Type Anti-tank rocket launcher
Place of origin Nazi Germany
In service 1943–1945
Used by Nazi Germany Finland
Number built 289,151
Variants RPzB 43, RPzB 54, RPzB 54/1
Weight 11 kg empty (RPzB 54)
Length 164 cm
Caliber 88 mm
Muzzle velocity 110m/s (360 ft/s)
Effective range 150 m (RPzB 54)
Panzerschreck (German: tank terror) was the popular name for the Raketenpanzerbüchse ('rocket armor rifle', abbreviated to RPzB), an 88 mm calibre reusable anti-tank rocket launcher developed by the Germans in World War II. Another popular nickname was Ofenrohr ("stove pipe").
It was given to infantry to bolster their anti-tank capability. The weapon was shoulder-launched and fired a rocket-propelled, fin-stabilized grenade with a shaped charge warhead. It was made in much smaller numbers than the Panzerfaust, which was a disposable recoilless rifle firing an anti-tank warhead.
n 1941, when the Germans encountered the new Soviet tank designs such as the T-34, they quickly discovered the effectiveness of the high explosive anti-tank (HEAT) round which many of their early tanks such as the Panzer IV were equipped with against this new threat. The need of a more effective infantry anti-tank weapon than the Panzerbüchse 39 (P.z.b 39) anti-tank rifles was paramount for the German army. Development for such a weapon which used the HEAT principle quickly ensued. The first development was a converted anti-tank grenade launcher version of the P.z.b 39 anti-tank rifle called the G.z.b 39. Development created the Faustpatrone and later the Panzerfaust which were highly effective against Allied armor but lacked the range and multi-purpose nature of the M1A1 "Bazooka". Later in the fighting in Africa, German troops captured many Allied bazooka in North Africa as well as some lend-lease versions on the Eastern front. The German army quickly assimilated an improved German version of the M1A1 Bazooka, the Raketenpanzerbüchse, which had double the penetrative performance and used a bigger 88 mm round. Although this was a much heavier round than its Allied counter part, it proved itself against Allied armor on all fronts, earning the nickname "tank terror". The German Military tampered with the Panzerschreck for years often to no avail. One variation was created and was known as the Shriekenpeip, which had a similar relationship with the Panzerschreck as the Raketenpanzerbüchse had with the M1A1 Bazooka. The Shriekenpeip not only shot three simultaneous 88 mm rounds, was easier to manage and reload than the Panzerschreck. The idea for the Shriekenpeip was disbanded in 1948, due to three separate cases of misfire.

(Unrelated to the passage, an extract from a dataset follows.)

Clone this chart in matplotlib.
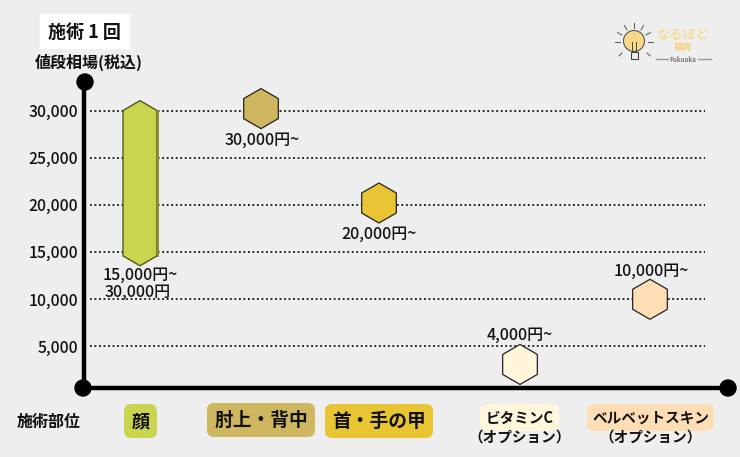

The first model was the RPzB 43 which was 164 cm long and weighed about 9.25 kg when empty. Operators of the RPzB 43 had to wear a protective poncho and a gas mask without a filter to protect them from the heat of the backblast when the weapon was fired. In October 1943, it was succeeded by the RPzB 54 which was fitted with a blast shield to protect the operator. This was heavier and weighed 11 kg empty. This was followed by the RPzB 54/1 with an improved rocket, shorter barrel and a range increased to about 180 meters.
Firing the RPzB generated a lot of smoke both in front and behind the weapon. Because of the weapon's tube and the smoke, the German troops nicknamed it the Ofenrohr ("Stove Pipe"). This also meant that Panzerschreck teams were revealed once they fired, making them targets and, therefore, required them to shift positions. This type of system also made it problematic to fire the weapon from inside closed spaces (such as bunkers or houses), filling the room with toxic smoke and revealing the firing location immediately. This was in contrast to the British PIAT's cumbersome, but non-smoking system, or the Panzerfausts short burst launch system.
The Panzerschreck was an effective weapon. Allied bazookas had problems with new up-armored German armor present on German tanks, most notably the Tiger tank and the Panther tank. By comparison the Panzerschreck rocket could penetrate over 200 mm of armor, which was not found on any Allied designs, but paid for this extra hitting power with extra weight. The rocket projectile weighed 3.3 kg (7.25 lb).  One direct hit was usually enough to destroy any Allied armored vehicle. When handled by well-trained crews, this weapon became the bane of Allied armored units, who frequently attempted to add improvised protection to their tanks, e.g. sandbags, spare track units, logs and so on. Most of this make-shift protection had little actual effect.